RankRebel surfaces technical SEO and security issues across every page you publish.

Start for $7

About the HTTP Header Checker

Every time a browser requests a page, the server answers with a status code and a set of HTTP response headers — instructions that control caching, security, redirects, content type, and more. Those headers are invisible in a normal browser tab but they shape how both users and search engines experience your site.
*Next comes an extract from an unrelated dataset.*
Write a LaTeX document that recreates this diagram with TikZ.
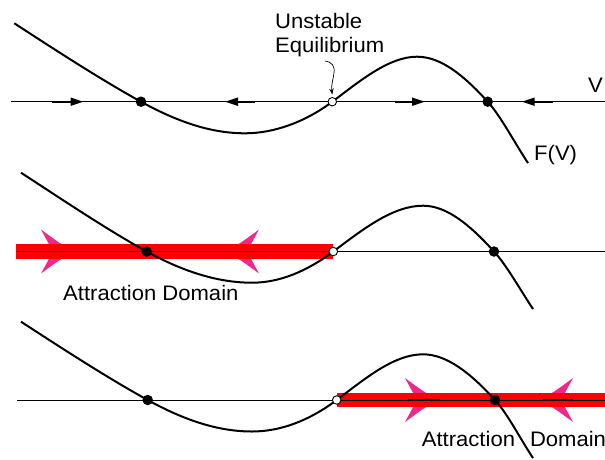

This checker sends a request to any URL from our servers and shows you exactly what comes back: the final status code, the full redirect chain that got there, every response header, and a focused read on the security headers that protect your visitors.

How to use it

  1. Enter a full URL, including https:// (for example, https://example.com/page).
  2. Press Check. We request the URL from our servers and follow any redirects.
  3. Read the status and redirect chain first — a long or looping chain wastes crawl budget and slows users.
  4. Scan the security headers (HSTS, CSP, X-Frame-Options) to see what is present and what is missing, then review the full header list for caching and content-type details.

Why it matters for SEO

  • Redirect chains dilute link equity and waste crawl budget — a single 301 is fine, but a 301 → 302 → 200 hop costs you on every crawl.
  • The wrong status code (a soft 404 returning 200, or a 302 where a 301 belongs) sends search engines the wrong signal about whether a page should be indexed or consolidated.
  • Security headers like HSTS and Content-Security-Policy protect users from downgrade and injection attacks; their presence is a trust and quality signal, and their absence is a common audit finding.
  • Cache-control and content-type headers affect how fast pages load and render, which feeds directly into Core Web Vitals.

Frequently asked questions

What are HTTP security headers?

They are response headers that tell the browser how to protect the page — for example HSTS forces HTTPS, Content-Security-Policy restricts what scripts can run, and X-Frame-Options prevents clickjacking. They add a layer of defense that does not change how the page looks.

Why does the redirect chain matter for SEO?

Each redirect hop adds latency and bleeds a little ranking signal. Search engines follow chains but prefer a single, direct redirect. Collapsing a multi-hop chain into one 301 speeds users up and preserves link equity.

What status code should a moved page return?

A permanent move should return 301 (or 308), which tells search engines to consolidate signals to the new URL. Use 302/307 only for genuinely temporary redirects — using them for permanent moves prevents consolidation.

Is the HTTP header checker free?

Yes — it is completely free with no sign-up. The request runs from our servers, so it works even on sites that block cross-origin browser requests.